同じ原告はGoogleに対しても同様の訴訟を行っていますが、これも同様に棄却されています。

 原告が過去の逮捕記事自体の削除を求めず、検索サイトに検索結果の表示差し止めを求めた理由は、逮捕記事自体は転載され、膨大な量となっており、現実的に全てを削除することは難しいことから、逮捕記事自体ではなく、一般的に多く利用されている検索サイトであるYahoo とGoogleをターゲットとして検索結果の表示差し止めを行えば、一般の人の目に触れる可能性は大きく減ずることからではないかと思います。

 Yahoo やGoogleの検索結果が単なるウェブアドレス(例えば 「http://www.global-law.gr.jp/index.html」)などが羅列されるだけであれば、そのアドレスをたどっていかなければ過去の逮捕事実などには結びつかないため、権利侵害の程度は大きくありませんが、ウェブサイトへのリンク(当該ウェブサイトのタイトルが、同タイトルをクリックすると当該ウェブサイトを開くことができる状態で表示されたもの)やスニペット(リンク先サイトの記載内容の一部が自動的かつ機械的に抜粋されたもの)が表示されると、自分の名前を検索すると過去の逮捕事実がすぐに目に飛び込んでくるという状態となっているため、就職・結婚から子供の進学まで大きな影響が生じる可能性があります。

 この点、そもそも前科を公開されないという利益が保護に値するのかという点も問題となりますが、最判昭和56年4月14日判決において「みだりに公開されないという法律上の保護に値する利益を有する」とされております。

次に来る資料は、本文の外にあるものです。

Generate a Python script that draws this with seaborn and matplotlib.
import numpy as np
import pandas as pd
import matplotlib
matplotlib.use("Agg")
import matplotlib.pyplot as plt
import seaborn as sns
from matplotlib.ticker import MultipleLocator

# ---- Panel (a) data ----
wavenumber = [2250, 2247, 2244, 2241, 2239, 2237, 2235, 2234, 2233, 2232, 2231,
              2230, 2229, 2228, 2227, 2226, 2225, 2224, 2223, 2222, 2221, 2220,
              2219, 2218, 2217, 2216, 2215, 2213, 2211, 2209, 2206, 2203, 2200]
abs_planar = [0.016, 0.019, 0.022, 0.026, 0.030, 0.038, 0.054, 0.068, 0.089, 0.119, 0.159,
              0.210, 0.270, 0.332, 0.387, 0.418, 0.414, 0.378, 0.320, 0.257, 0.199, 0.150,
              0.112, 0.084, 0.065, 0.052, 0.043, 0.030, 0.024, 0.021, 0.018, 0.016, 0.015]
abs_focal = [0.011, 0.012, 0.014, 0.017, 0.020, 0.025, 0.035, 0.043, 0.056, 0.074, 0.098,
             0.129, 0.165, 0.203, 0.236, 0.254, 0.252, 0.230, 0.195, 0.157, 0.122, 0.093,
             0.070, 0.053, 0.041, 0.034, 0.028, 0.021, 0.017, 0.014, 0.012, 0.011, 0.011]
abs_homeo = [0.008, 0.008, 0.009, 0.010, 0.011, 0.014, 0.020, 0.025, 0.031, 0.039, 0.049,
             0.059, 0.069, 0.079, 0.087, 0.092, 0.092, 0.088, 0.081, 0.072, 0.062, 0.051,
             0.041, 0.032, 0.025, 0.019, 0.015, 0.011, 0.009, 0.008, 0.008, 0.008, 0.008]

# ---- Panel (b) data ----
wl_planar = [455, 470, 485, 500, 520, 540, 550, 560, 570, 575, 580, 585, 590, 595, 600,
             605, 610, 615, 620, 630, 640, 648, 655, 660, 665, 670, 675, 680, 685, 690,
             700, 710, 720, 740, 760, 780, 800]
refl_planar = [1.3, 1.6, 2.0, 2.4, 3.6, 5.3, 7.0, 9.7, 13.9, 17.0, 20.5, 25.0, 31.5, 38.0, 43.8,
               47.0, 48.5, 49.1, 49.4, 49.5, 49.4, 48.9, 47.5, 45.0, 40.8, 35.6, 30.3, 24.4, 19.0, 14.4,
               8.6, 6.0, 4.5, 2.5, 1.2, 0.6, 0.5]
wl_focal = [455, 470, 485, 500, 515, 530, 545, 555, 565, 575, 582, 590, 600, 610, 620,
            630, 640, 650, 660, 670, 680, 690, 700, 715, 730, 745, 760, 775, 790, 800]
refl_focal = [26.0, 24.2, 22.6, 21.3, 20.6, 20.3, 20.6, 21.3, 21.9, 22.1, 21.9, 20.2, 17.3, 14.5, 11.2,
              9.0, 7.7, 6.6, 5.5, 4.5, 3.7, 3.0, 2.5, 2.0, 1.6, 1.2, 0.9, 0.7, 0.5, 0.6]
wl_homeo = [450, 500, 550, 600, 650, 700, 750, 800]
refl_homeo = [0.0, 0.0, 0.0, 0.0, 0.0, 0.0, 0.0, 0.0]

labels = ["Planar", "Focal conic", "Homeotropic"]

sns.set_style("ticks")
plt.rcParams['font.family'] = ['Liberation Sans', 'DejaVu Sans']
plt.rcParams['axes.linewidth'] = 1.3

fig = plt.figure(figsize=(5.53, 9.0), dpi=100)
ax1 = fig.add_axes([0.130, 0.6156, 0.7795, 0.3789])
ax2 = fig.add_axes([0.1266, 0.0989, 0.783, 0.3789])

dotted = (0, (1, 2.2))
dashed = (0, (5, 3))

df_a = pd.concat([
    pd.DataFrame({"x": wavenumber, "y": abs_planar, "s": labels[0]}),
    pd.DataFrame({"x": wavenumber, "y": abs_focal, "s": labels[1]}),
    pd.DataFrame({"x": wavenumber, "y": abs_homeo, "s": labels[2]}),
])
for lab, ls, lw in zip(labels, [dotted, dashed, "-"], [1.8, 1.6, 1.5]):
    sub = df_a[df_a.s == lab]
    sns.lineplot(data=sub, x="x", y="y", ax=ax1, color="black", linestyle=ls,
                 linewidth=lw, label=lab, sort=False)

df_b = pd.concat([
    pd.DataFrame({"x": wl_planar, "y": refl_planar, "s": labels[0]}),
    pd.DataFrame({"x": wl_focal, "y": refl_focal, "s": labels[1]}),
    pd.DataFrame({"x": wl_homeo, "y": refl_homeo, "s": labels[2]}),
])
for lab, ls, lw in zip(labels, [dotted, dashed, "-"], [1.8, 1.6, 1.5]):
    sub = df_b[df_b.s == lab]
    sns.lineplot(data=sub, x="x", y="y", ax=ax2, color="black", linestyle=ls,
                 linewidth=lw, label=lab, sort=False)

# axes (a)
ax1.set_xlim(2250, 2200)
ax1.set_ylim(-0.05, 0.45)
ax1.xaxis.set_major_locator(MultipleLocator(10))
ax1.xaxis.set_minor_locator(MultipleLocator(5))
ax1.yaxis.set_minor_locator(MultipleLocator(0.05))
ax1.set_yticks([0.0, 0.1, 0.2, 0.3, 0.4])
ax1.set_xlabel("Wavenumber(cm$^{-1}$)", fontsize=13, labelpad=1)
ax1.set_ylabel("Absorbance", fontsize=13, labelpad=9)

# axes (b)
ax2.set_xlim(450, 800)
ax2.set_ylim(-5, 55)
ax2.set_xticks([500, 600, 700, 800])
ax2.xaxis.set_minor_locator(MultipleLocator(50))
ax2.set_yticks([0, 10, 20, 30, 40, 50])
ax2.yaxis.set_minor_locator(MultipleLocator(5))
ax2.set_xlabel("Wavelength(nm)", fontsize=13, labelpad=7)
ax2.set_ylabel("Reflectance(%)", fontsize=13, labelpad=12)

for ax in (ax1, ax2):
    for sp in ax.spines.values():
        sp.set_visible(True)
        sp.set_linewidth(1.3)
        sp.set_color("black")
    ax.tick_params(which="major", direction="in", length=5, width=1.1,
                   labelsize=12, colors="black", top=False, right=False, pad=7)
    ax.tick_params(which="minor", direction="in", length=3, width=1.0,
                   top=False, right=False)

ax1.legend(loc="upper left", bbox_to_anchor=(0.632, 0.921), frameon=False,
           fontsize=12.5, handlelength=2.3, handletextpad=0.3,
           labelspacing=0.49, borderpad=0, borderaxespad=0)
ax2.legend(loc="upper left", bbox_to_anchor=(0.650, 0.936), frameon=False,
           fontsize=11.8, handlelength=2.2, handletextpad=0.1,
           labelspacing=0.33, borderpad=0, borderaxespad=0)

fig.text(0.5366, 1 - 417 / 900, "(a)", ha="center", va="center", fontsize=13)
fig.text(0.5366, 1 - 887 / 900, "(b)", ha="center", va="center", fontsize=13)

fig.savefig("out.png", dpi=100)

 そこで、前科が記載されている記事がインターネット上で残存している状態が、法律上の保護に値する利益の侵害となっている前提において、本件の実質的な争点は、どこまでが表現の自由の範囲内として違法性が阻却されるのか、どこまでが表現の自由の範囲を超え違法と評価されるのかという線引きの問題です。
この点法律上は、名誉毀損について刑法230条の2第2項において「公訴が提起されるに至っていない人の犯罪行為に関する事実」については公共の利害に関する事実とされており、原則として違法性が阻却されることになっていますが、公訴提起後の記事については基準がありません。

 このような表現の自由とプライバシー権等の適法・違法を線引きをする基準を策定することは、その表現内容・表現方法・プライバシー侵害の程度などが事例ごとに異なるため、かなり困難ではあります。
憲法的な観点からすれば、公権力が表現の自由に対して規制を行うことは抑制的でなければなりません。
他方でYahoo やGoogleのような検索サイトは既に社会インフラとなっています。
とすれば、少なくとも違法であることが明らかな事案においては、検索結果を削除することが認められるべきではないでしょうか。
本件のような犯罪報道の場合もあれば、全く未に覚えのない虚偽の記事の場合もあり、そのような虚偽の記事が拡散した場合に法的手続きしか対応策がないというのはあまりにも酷ではないかと思います。
そして、違法な書き込みの削除についてはプロバイダ責任制限法が存在し、違法な書き込みについてプロバイダ等が削除できることとなっていることと比べれば、記事を削除をするより検索サイトに表示させないほうが表現の自由に対する規制の程度も低いのではないかと思います。
 そこで、検索サイトについても法律やガイドラインを制定し、ある一定の基準に該当する場合には、検索結果を表示させないように要求できることとするべきではないかと思います。